Doctors released her the day before her husband’s funeral.

“I didn’t even have clothes to leave the hospital,” she said.

And there was nothing to bury Alex in.

The place where he’d always bought his suits sent three choices home with his family. “This one looks like Alex,” a friend from the funeral home said, dressing him in a navy pinstripe suit, a pale pink shirt and a navy tie with accents that picked up the pink of the shirt.

Another store sent six outfits for Bunny to consider.

The storm had taken everything. The other day, as the weather cooled, Bunny realized she has no winter clothes. She never found her home appliances. Someone found one of her canceled checks in Great Bend.

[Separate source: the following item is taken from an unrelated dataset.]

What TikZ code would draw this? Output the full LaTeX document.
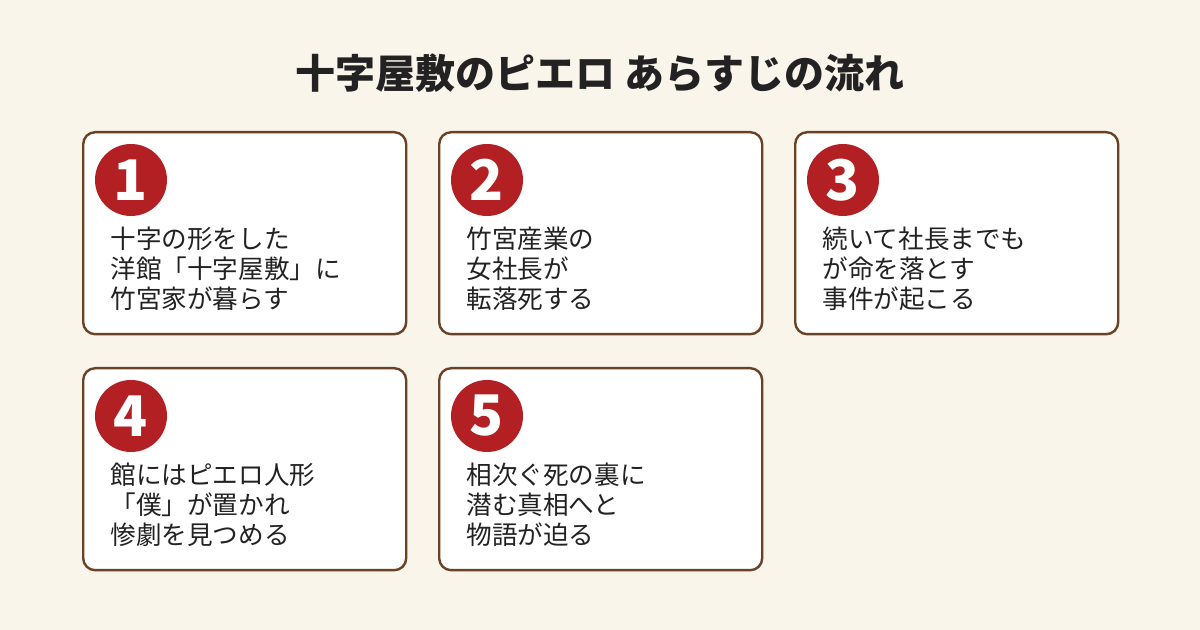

Bunny misses the comforts of a home. But she knows what matters most.

“My husband is the greatest loss,” she says.

They were one week shy of being married 64 years.

Moving on

After the funeral, Bunny stayed for about six weeks with her daughter Cheryl Marciano in Hutchinson.

That was stop No. 2.

Her other daughter, Vicki Luth, who lives in Illinois, also stayed for a while.

The house was big enough for everyone to have some space.

When you’re grieving, it’s important to have a quiet, private place to retreat, said Bunny, a retired registered nurse who worked the last 16 years of her career as a psychiatric nurse at Larned State Hospital.

Sometimes people tell her that she doesn’t seem sad. “You don’t see me when I’m alone,” she told a friend recently. “I’m cheerful when I’m around you.”

Greg Giles, her son, found his parents the night of the tornado.

“It was traumatic for our son finding us like that,” Bunny said. She was trapped under trees until rescuers freed her.

Greg and his dad farmed together. During harvest, in his 80s, Alex drove a semi.

“He just didn’t think about himself being 84,” Greg said.

Greg is harvesting now. He had to hire someone to replace his dad’s free help.

Recalling his father’s life

Greg and his sisters grew up in the house that’s gone now, a three-bedroom one that their parents moved from Trousdale. It used to be the superintendent’s house of an old school. When the school closed in 1967, the family bought the house and moved it to the Hopewell farm where they’d lived since 1946.

On the farm, they raised corn, wheat, rye, soybeans and cattle.

“The main thing I keep reminding myself is how many good years we had together,” Greg said. “I’ll admit there’s days I cry. Dad and I saw each other every day.

“To me, there’s a lot worse ways to pass out a life. Dad did what he loved the last day he lived: He helped me out on the farm. That comforts me a lot.”

The Joan Didion book “The Year of Magical Thinking,” which chronicles the weeks-apart deaths of Didion’s husband and daughter, sits on a table at Bunny’s apartment.

The book was a gift from a niece.

Bunny devoured the best-seller twice and still reads excerpts that move her.

Didion describes what an ordinary day it was when her husband, writer John Gregory Dunne, slumped over dead.

“She says, ‘This was an ordinary day, and then he was gone,'” Bunny said. “And that’s what our day was like.”

Bunny now lives at Parkwood Village in Pratt.

Bunny doesn’t need the nursing assistance Parkwood offers, but the complex was the only place she could find to live after the tornado. So many people relocated from Greensburg that apartments and rentals have been scarce.

Parkwood is stop No. 3.

She lives in a small studio apartment furnished with a bed that feels too big, a small table, three chairs and a microwave. She eats in the dining room.

Sometimes she feels walls close in. She thinks she’s still in shock. She sleeps fitfully, feels sick.

Every so often, Bunny will talk about Alex as if he’s still alive. She’ll speak proudly about what a good driver he is or how he doesn’t look like he’s 84.

Sometimes she’ll instinctively turn to her side to tell him something she heard or read.

People tell her she should cherish her memories. She understands they mean well.

“But memories don’t cut it,” she says. “You miss that loving arm around you.”